A slow, but welcome, process

Digitising land revenue records is going to enhance the process of tax collection.


Editorial July 22, 2014

Whilst the private sector is almost as ‘connected’ as other developing nations, public and government offices have been much slower to embrace the digital revolution. There are many reasons for this — computerised records are harder to falsify and less open to corrupt practices, manual record-keeping is labour intensive and jobs are lost with ‘going digital’ and there is the old-fashioned bureaucratic resistance to change of any sort. The computerisation of land records and revenues has been stoutly resisted everywhere, and thus we note with approval that the Islamabad Capital Territory (ICT) has announced that it is accelerating the process of computerising land revenue records in the rural areas of the capital and plans to complete the process by December 2015.

This project has proceeded at a snail’s pace. It started in 2009 and was due to be completed by June 2013. However, 2015 is ‘better late than never’ and it is reported that IT-qualified staff are being recruited to do the job. In a country where the shuffling of paper files from desk to desk happens at geologically slow speeds, this is something of a revolution. Digital files are accessible at the click of a mouse, searchable in seconds and there is a trail of digital fingerprints if anybody tries to tamper with them. This is not how the babus like to do things and they will doubtless resist to the very end the changes that are now inevitable.

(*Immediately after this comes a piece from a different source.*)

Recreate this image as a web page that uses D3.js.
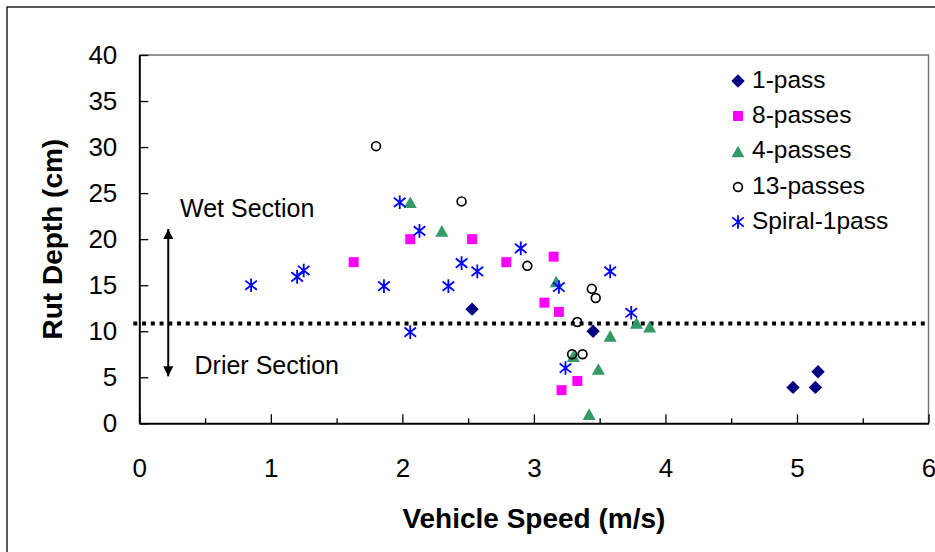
<!DOCTYPE html>
<html>
<head>
<meta charset="utf-8">
<script src="https://cdn.jsdelivr.net/npm/d3@7"></script>
<style>
  body { margin: 0; background: #fff; }
  svg { display: block; }
  text { font-family: "Liberation Sans", Arial, sans-serif; fill: #000; }
</style>
</head>
<body>
<svg id="chart" width="935" height="552"></svg>
<script>
// Rut depth (cm) against vehicle speed (m/s), one array per pass count
const onePass   = [[2.53, 12.4], [3.45, 10.0], [4.97, 3.9], [5.14, 3.9], [5.16, 5.6]];
const eightPass = [[1.63, 17.5], [2.06, 20.0], [2.53, 20.0], [2.79, 17.5], [3.15, 18.1],
                   [3.08, 13.1], [3.19, 12.1], [3.33, 4.6], [3.21, 3.6]];
const fourPass  = [[2.06, 24.0], [2.30, 20.9], [3.17, 15.4], [3.30, 7.3], [3.49, 5.9],
                   [3.42, 1.0], [3.58, 9.5], [3.78, 10.9], [3.88, 10.5]];
const thirteenPass = [[1.80, 30.1], [2.45, 24.1], [2.95, 17.1], [3.44, 14.6], [3.47, 13.6],
                      [3.33, 11.0], [3.29, 7.5], [3.37, 7.5]];
const spiralPass = [[0.85, 15.0], [1.20, 15.9], [1.25, 16.6], [1.86, 14.9], [1.98, 24.0],
                    [2.13, 20.9], [2.06, 9.9], [2.35, 14.9], [2.45, 17.4], [2.57, 16.5],
                    [2.90, 19.0], [3.19, 14.8], [3.58, 16.5], [3.74, 12.0], [3.24, 6.0]];

const seriesNames  = ["1-pass", "8-passes", "4-passes", "13-passes", "Spiral-1pass"];
const seriesColors = ["#000080", "#FF00FF", "#339966", "#000000", "#0000FF"];
const seriesShapes = ["diamond", "square", "triangle", "circle", "asterisk"];
const seriesData   = [onePass, eightPass, fourPass, thirteenPass, spiralPass];

const xTicks = [0, 1, 2, 3, 4, 5, 6];
const xMinorTicks = [0.5, 1.5, 2.5, 3.5, 4.5, 5.5];
const yTicks = [0, 5, 10, 15, 20, 25, 30, 35, 40];

// Boundary between the wet and drier sections
const sectionBoundary = 10.85;
const arrowSpan = { x: 0.22, y0: 5.1, y1: 21.1 };
const sectionLabels = [
  { text: "Wet Section", x: 0.31, y: 22.4 },
  { text: "Drier Section", x: 0.42, y: 5.35 }
];

const svg = d3.select("#chart");
const plot = { left: 139.3, top: 55, right: 928.5, bottom: 423.3 };

const x = d3.scaleLinear().domain([0, 6]).range([plot.left, plot.right]);
const y = d3.scaleLinear().domain([0, 40]).range([plot.bottom, plot.top]);

// Chart frame
svg.append("rect")
  .attr("x", 7).attr("y", 7).attr("width", 1200).attr("height", 1200)
  .attr("fill", "none").attr("stroke", "#000").attr("stroke-width", 1.3);

// Plot area border (top and right)
svg.append("path")
  .attr("d", `M${plot.left},${plot.top}H${plot.right}V${plot.bottom}`)
  .attr("fill", "none").attr("stroke", "#707070").attr("stroke-width", 1.4);

// Axes
const fmt = d3.format("d");
const yAxis = svg.append("g")
  .attr("transform", `translate(${plot.left},0)`)
  .call(d3.axisLeft(y).tickValues(yTicks).tickFormat(fmt)
    .tickSizeInner(-9).tickSizeOuter(0).tickPadding(22));
const xAxis = svg.append("g")
  .attr("transform", `translate(0,${plot.bottom})`)
  .call(d3.axisBottom(x).tickValues(xTicks).tickFormat(fmt)
    .tickSizeInner(-9).tickSizeOuter(0).tickPadding(35));
const xMinor = svg.append("g")
  .attr("transform", `translate(0,${plot.bottom})`)
  .call(d3.axisBottom(x).tickValues(xMinorTicks).tickSizeInner(-5).tickSizeOuter(0).tickFormat(""));
xMinor.select(".domain").remove();

[yAxis, xAxis, xMinor].forEach(g => {
  g.selectAll(".domain").attr("stroke", "#000").attr("stroke-width", 2);
  g.selectAll(".tick line").attr("stroke", "#000").attr("stroke-width", 1.3);
  g.selectAll(".tick text").attr("font-size", 26).attr("font-family", "Liberation Sans, Arial, sans-serif").attr("fill", "#000");
});

// Axis titles
svg.append("text")
  .attr("x", (plot.left + plot.right) / 2).attr("y", 528)
  .attr("text-anchor", "middle").attr("font-size", 28).attr("font-weight", "bold")
  .text("Vehicle Speed (m/s)");
svg.append("text")
  .attr("transform", `translate(62,${(plot.top + plot.bottom) / 2}) rotate(-90)`)
  .attr("text-anchor", "middle").attr("font-size", 28).attr("font-weight", "bold")
  .text("Rut Depth (cm)");

// Dotted section boundary
svg.append("line")
  .attr("x1", x(0) - 6).attr("x2", x(6))
  .attr("y1", y(sectionBoundary)).attr("y2", y(sectionBoundary))
  .attr("stroke", "#000").attr("stroke-width", 4).attr("stroke-dasharray", "4,4.75");

// Double-headed arrow spanning both sections
const defs = svg.append("defs");
defs.append("marker")
  .attr("id", "head").attr("viewBox", "0 0 10 10").attr("refX", 10).attr("refY", 5)
  .attr("markerWidth", 10).attr("markerHeight", 10).attr("markerUnits", "userSpaceOnUse")
  .attr("orient", "auto-start-reverse")
  .append("path").attr("d", "M0,0L10,5L0,10Z").attr("fill", "#000");
svg.append("line")
  .attr("x1", x(arrowSpan.x)).attr("x2", x(arrowSpan.x))
  .attr("y1", y(arrowSpan.y0)).attr("y2", y(arrowSpan.y1))
  .attr("stroke", "#000").attr("stroke-width", 2)
  .attr("marker-start", "url(#head)").attr("marker-end", "url(#head)");

svg.selectAll(".section-label").data(sectionLabels).enter().append("text")
  .attr("class", "section-label")
  .attr("x", d => x(d.x)).attr("y", d => y(d.y))
  .attr("font-size", 25).text(d => d.text);

// Marker shapes
function markerPath(shape) {
  switch (shape) {
    case "diamond":  return "M0,-6.7L6.7,0L0,6.7L-6.7,0Z";
    case "square":   return "M-5,-5H5V5H-5Z";
    case "triangle": return "M0,-5.8L6.5,5.8H-6.5Z";
    case "circle":   return "M4.4,0A4.4,4.4 0 1 1 -4.4,0A4.4,4.4 0 1 1 4.4,0Z";
    case "asterisk": return "M0,-6.8V6.8M-5.8,-4.6L5.8,4.6M-5.8,4.6L5.8,-4.6";
  }
}
function styleMarker(sel, i) {
  const shape = seriesShapes[i], color = seriesColors[i];
  sel.attr("d", markerPath(shape));
  if (shape === "circle" || shape === "asterisk") {
    sel.attr("fill", "none").attr("stroke", color).attr("stroke-width", shape === "circle" ? 1.7 : 1.8);
  } else {
    sel.attr("fill", color).attr("stroke", "none");
  }
}

seriesData.forEach((data, i) => {
  const g = svg.append("g").attr("class", "series");
  g.selectAll("path").data(data).enter().append("path")
    .attr("transform", d => `translate(${x(d[0])},${y(d[1])})`)
    .call(styleMarker, i);
});

// Legend
const legendRows = [79, 114, 149.5, 185, 220];
const legend = svg.append("g");
seriesNames.forEach((name, i) => {
  legend.append("path")
    .attr("transform", `translate(738,${legendRows[i] + 2})`)
    .call(styleMarker, i);
  legend.append("text")
    .attr("x", 752).attr("y", legendRows[i]).attr("dy", "0.36em")
    .attr("font-size", 24.5).text(name);
});
</script>
</body>
</html>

The digital revolution is one that Pakistan can and must embrace if it is to move forward. There is no shortage of qualified men and women looking for jobs in the IT sector and a workplace stacked with dusty files is slowly becoming a thing of the past. Digitising land revenue records is going to enhance the process of tax collection — itself fought tooth-and-nail — with Pakistan slowly being dragged screaming into the 21st century. ‘Constant change is here to stay’ goes the old adage, and long may it be so.

Published in The Express Tribune, July 23rd, 2014.